You can configure the geometry of the thermal relief by editing the shape properties. Make sure the editor is in idle state, and then from the main menu, select Shape→Global Dynamic Params...

The Global Dynamic Shape Parameters dialog opens. In the Thermal relief connects tab, play around with some parameters (most are pretty explicit):

 

Then click Apply and watch how these parameters affect the thermal relief design:

 

4. Text placement

 
Text is very useful on PCBs to display part references, pin functions, board name... You may use the copper layer with DIY PCBs or the silkscreen layer to get text painted above the insulating varnish layer when using professional PCB manufacturing services.

To add or edit text, you may use or buttons.
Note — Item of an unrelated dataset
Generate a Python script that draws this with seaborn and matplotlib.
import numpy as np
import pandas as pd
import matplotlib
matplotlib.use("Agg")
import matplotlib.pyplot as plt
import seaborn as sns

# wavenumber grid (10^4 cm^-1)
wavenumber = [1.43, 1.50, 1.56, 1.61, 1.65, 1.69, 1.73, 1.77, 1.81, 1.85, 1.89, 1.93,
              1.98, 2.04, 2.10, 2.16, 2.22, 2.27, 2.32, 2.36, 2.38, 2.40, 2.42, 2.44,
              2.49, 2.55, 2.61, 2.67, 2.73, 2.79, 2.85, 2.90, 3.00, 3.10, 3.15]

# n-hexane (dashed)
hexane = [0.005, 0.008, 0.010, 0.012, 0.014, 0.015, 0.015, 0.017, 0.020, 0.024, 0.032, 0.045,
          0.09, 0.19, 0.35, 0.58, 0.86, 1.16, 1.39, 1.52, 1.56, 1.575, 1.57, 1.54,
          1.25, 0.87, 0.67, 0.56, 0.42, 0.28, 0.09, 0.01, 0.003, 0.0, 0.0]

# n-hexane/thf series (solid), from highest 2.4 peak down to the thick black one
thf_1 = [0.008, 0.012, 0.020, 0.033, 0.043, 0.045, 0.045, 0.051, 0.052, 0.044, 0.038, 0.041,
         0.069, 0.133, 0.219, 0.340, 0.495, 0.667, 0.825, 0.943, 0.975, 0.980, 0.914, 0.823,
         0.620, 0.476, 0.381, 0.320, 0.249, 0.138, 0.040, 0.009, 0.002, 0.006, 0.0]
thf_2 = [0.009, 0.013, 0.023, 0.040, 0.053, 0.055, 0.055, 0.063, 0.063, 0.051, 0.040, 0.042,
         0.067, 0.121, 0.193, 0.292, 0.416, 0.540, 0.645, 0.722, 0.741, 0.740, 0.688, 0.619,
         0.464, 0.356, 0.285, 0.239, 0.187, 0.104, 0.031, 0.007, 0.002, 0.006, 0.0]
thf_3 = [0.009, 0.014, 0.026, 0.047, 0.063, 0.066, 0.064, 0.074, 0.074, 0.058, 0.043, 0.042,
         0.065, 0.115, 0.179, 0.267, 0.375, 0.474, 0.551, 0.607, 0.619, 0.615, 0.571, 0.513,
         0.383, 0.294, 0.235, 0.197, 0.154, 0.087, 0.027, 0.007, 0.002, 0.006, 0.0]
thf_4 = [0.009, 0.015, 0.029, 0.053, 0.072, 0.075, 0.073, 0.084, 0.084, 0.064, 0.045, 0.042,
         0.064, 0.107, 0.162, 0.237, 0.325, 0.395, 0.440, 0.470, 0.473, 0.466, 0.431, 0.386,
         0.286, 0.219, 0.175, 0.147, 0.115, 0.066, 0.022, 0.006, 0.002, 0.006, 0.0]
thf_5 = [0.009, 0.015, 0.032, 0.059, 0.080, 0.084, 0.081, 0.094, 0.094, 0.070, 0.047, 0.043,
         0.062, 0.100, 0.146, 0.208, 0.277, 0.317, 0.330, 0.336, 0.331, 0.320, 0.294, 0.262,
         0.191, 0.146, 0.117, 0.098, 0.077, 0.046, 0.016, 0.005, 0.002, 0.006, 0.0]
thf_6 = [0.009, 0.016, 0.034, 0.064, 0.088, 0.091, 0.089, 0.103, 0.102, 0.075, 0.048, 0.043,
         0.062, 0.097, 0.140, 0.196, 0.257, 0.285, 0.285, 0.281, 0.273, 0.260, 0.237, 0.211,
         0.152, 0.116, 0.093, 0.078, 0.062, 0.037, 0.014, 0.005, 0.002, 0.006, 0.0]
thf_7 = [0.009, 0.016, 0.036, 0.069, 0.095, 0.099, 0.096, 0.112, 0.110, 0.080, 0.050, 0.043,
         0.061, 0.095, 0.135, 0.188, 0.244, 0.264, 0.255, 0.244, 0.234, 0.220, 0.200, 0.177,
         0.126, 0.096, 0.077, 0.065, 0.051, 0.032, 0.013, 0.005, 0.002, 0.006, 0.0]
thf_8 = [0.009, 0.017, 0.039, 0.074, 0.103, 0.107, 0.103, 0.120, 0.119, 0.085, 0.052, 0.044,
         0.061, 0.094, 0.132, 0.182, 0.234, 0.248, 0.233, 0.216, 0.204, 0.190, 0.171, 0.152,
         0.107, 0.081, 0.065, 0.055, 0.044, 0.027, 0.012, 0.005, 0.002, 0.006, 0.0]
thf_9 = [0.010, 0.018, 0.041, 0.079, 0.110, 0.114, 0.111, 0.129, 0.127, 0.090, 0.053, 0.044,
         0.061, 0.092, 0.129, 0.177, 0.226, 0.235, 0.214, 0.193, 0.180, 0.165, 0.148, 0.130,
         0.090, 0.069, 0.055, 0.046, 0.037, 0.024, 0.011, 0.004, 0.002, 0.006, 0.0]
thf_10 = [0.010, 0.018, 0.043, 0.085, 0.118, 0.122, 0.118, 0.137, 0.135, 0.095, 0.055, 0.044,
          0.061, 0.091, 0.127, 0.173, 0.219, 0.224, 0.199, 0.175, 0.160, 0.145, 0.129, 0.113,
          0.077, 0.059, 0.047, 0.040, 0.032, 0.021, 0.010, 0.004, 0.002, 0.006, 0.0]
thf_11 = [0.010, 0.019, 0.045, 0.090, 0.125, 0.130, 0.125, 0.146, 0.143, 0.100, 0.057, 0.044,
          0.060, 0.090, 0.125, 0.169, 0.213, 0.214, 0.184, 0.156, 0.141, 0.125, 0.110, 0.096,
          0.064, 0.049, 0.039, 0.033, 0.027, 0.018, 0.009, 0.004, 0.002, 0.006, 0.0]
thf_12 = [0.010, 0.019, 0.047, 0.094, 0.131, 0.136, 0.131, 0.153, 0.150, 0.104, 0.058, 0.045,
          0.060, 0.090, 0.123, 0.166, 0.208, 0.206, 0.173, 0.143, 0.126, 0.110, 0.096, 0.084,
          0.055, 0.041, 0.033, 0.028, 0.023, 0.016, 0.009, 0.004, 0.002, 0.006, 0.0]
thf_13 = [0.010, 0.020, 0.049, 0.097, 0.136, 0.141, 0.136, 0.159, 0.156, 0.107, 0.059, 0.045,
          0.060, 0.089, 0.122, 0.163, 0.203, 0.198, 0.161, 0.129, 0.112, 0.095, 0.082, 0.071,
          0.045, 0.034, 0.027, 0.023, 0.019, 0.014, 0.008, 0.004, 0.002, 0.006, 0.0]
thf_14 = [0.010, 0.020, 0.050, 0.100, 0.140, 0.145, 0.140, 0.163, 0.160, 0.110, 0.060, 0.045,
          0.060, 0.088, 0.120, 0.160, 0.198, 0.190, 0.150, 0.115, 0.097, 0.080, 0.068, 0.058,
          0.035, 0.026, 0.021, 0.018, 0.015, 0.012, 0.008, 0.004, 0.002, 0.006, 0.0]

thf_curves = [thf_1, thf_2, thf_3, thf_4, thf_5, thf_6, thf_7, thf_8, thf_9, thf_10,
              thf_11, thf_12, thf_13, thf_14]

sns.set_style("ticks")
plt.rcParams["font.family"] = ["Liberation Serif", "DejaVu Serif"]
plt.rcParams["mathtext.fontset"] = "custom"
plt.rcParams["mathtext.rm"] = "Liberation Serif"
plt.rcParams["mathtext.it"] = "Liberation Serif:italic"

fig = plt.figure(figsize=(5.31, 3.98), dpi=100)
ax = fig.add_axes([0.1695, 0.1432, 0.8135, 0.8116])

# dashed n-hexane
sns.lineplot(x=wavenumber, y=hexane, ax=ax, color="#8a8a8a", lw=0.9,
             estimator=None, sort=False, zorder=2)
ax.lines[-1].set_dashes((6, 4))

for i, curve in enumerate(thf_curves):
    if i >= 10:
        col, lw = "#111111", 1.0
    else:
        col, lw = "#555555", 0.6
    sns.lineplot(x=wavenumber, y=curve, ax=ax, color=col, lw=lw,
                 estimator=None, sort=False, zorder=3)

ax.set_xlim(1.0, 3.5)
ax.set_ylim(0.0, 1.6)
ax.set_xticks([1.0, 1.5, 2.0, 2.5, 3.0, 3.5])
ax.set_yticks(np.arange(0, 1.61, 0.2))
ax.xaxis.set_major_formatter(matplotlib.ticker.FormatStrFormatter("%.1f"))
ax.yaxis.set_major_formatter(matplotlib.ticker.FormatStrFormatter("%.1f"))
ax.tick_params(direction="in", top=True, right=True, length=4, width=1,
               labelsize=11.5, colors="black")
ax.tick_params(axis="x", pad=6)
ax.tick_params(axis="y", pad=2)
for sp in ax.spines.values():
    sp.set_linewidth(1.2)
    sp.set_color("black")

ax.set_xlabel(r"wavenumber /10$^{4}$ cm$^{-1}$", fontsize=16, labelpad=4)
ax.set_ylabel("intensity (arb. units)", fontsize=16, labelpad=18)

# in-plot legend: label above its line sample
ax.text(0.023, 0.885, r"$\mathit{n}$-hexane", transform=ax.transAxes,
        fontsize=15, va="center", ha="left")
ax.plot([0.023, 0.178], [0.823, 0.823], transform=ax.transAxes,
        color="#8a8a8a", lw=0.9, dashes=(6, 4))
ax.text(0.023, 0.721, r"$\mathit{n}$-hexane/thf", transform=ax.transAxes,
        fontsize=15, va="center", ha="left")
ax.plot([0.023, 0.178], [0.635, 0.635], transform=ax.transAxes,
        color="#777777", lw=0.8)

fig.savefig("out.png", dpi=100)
Before we do anything, let us have a look on text blocks. That's the name given by Allegro to text settings (size, spacing, width...).

Use the main menu Setup→Design Parameters...
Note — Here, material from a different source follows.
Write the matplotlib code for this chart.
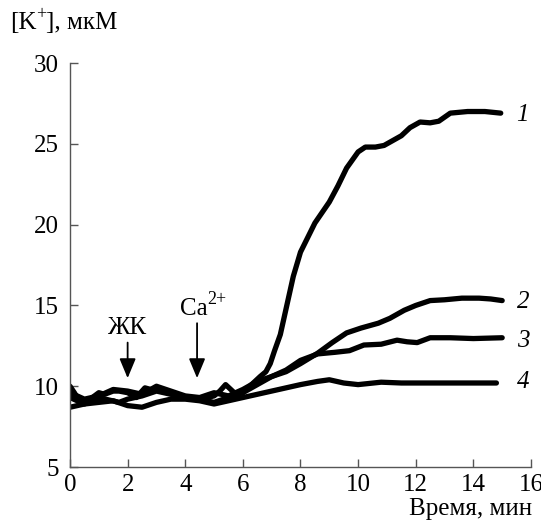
import matplotlib.pyplot as plt
import numpy as np

plt.rcParams['font.family'] = ['Liberation Serif', 'DejaVu Serif']

# curve 1
t1 = [0, 0.15, 0.35, 0.7, 1.0, 1.2, 1.5, 1.7, 2.0, 2.3, 2.6, 2.8, 3.2, 3.6, 4.0, 4.5, 5.0, 5.2, 5.4, 5.7, 6.0, 6.3,
      6.6, 6.8, 6.95, 7.1, 7.3, 7.55, 7.75, 8.0, 8.5, 9.0, 9.3, 9.6, 10.0, 10.25, 10.6, 10.9,
      11.2, 11.5, 11.8, 12.15, 12.5, 12.8, 13.2, 13.8, 14.4, 14.95]
k1 = [10.0, 9.6, 9.0, 9.2, 9.6, 9.5, 9.7, 9.7, 9.6, 9.3, 9.9, 9.8, 9.7, 9.5, 9.3, 9.2, 9.4, 9.7, 10.1, 9.6, 9.6, 10.1,
      10.6, 10.9, 11.4, 12.2, 13.2, 15.2, 16.8, 18.3, 20.1, 21.4, 22.4, 23.5, 24.5, 24.8, 24.8, 24.9,
      25.2, 25.5, 26.0, 26.35, 26.3, 26.4, 26.9, 27.0, 27.0, 26.9]

# curve 2
t2 = [0, 0.5, 1.0, 1.5, 2.0, 2.5, 3.0, 3.5, 4.0, 4.5, 5.0, 5.5, 6.0, 6.5, 7.0, 7.5, 8.0, 8.6,
      9.1, 9.6, 10.1, 10.7, 11.1, 11.6, 12.0, 12.5, 13.0, 13.6, 14.2, 14.6, 15.0]
k2 = [9.6, 9.2, 9.4, 9.8, 9.7, 9.5, 10.0, 9.7, 9.4, 9.3, 9.6, 9.4, 9.8, 10.3, 10.6, 10.9, 11.4, 12.05,
      12.7, 13.3, 13.6, 13.9, 14.2, 14.7, 15.0, 15.3, 15.35, 15.45, 15.45, 15.4, 15.3]

# curve 3
t3 = [0, 0.5, 1.0, 1.7, 2.0, 2.5, 3.0, 3.5, 4.2, 5.0, 5.5, 6.0, 6.6, 7.0, 7.5, 8.0, 8.6, 9.2,
      9.7, 10.2, 10.8, 11.35, 11.7, 12.05, 12.5, 13.2, 14.0, 15.0]
k3 = [9.3, 8.9, 9.3, 9.0, 9.2, 9.4, 9.7, 9.5, 9.3, 9.0, 9.3, 9.6, 10.2, 10.6, 11.0, 11.6, 12.0, 12.1,
      12.2, 12.55, 12.6, 12.85, 12.75, 12.7, 13.0, 13.0, 12.95, 13.0]

# curve 4
t4 = [0, 0.5, 1.0, 1.5, 2.0, 2.5, 3.0, 3.5, 4.0, 4.5, 5.0, 5.5, 6.0, 6.5, 7.0, 7.5, 8.0, 8.6,
      9.0, 9.5, 10.0, 10.8, 11.5, 12.5, 13.5, 14.8]
k4 = [8.7, 8.9, 9.0, 9.1, 8.8, 8.7, 9.0, 9.2, 9.2, 9.1, 8.9, 9.1, 9.3, 9.5, 9.7, 9.9, 10.1, 10.3,
      10.4, 10.2, 10.1, 10.25, 10.2, 10.2, 10.2, 10.2]

curves = [(t1, k1, '1'), (t2, k2, '2'), (t3, k3, '3'), (t4, k4, '4')]
label_y = [26.8, 15.2, 12.8, 10.25]

fig = plt.figure(figsize=(5.41, 5.21), dpi=100)
ax = fig.add_axes([0.1294, 0.1036, 0.8521, 0.7754])

for (t, k, name), ly in zip(curves, label_y):
    ax.plot(t, k, color='black', lw=3.8, solid_joinstyle='round', solid_capstyle='round')
    ax.text(15.5, ly, name, fontsize=18, style='italic', va='center', ha='left')

# arrows with labels
arrow = dict(arrowstyle='-|>,head_length=0.6,head_width=0.25', color='black', lw=1.3,
             shrinkA=0, shrinkB=0, mutation_scale=20)
ax.annotate('', xy=(2.0, 10.5), xytext=(2.0, 12.7), arrowprops=arrow)
ax.annotate('', xy=(4.41, 10.5), xytext=(4.41, 13.9), arrowprops=arrow)
ax.text(1.95, 13.6, 'ЖК', fontsize=18, ha='center', va='center')
ca = ax.text(4.3, 14.75, 'Ca', fontsize=18, ha='center', va='center')
ax.annotate('2+', xy=(1.0, 0.55), xycoords=ca, fontsize=13, ha='left', va='bottom')

ax.set_xlim(0, 16)
ax.set_ylim(5, 30)
ax.set_xticks(np.arange(0, 17, 2))
ax.set_yticks(np.arange(5, 31, 5))
ax.spines['top'].set_visible(False)
ax.spines['right'].set_visible(False)
for s in ['left', 'bottom']:
    ax.spines[s].set_color('#555555')
    ax.spines[s].set_linewidth(1.0)
ax.tick_params(direction='in', length=6, width=1, color='#555555', labelsize=18)
ax.tick_params(axis='y', pad=8)
ax.tick_params(axis='x', pad=5)

# y label "[K+], мкМ" built from pieces so the superscript sits like the original
yl = fig.text(0.018, 0.955, '[K', fontsize=18, ha='left', va='center')
sup = fig.add_artist(plt.Annotation('+', xy=(1.0, 0.5), xycoords=yl, fontsize=13,
                                    ha='left', va='bottom'))
fig.add_artist(plt.Annotation('], мкМ', xy=(1.0, 0.0), xycoords=(sup, yl), fontsize=18,
                              ha='left', va='bottom'))
fig.text(0.983, 0.002, 'Время, мин', fontsize=18, ha='right', va='bottom')

fig.savefig('out.png', dpi=100)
In the Design Parameter Editor dialog, select the Text tab:

 

Then, click the Setup text sizes  button to open the Text Setup dialog box:

 

Let-us edit Text Block #4 and change:

  • Photo Width to 0.25 (defines line thickness)
  • Char Space to 0.15

 

Then, click OK and Apply. Close the Design Parameter Editor window.

 

Now click the Add Text button and review the right panel Options tabs:

  • We want to name our PCB using the copper bottom layer therefore select Etch / Bottom as active class and subclass
  • Because we're using the bottom layer, let's check the Mirror option so that text is mirrored when seen from the top side (default editor view)
  • Select the text block #4 (the one we previously tuned)

 

Now click somewhere in the ground plane you have some room for text placement. A text-editor like cursor appears as an invitation for typing. Type what you want and then use the contextual Done:

 

Is that "A3M"... No! If you want to see the board the way you would with the flipped real thing, just hit the Flip button:

 

Based on this little demonstration, you should now be able to add text of any size and width on any layer you like.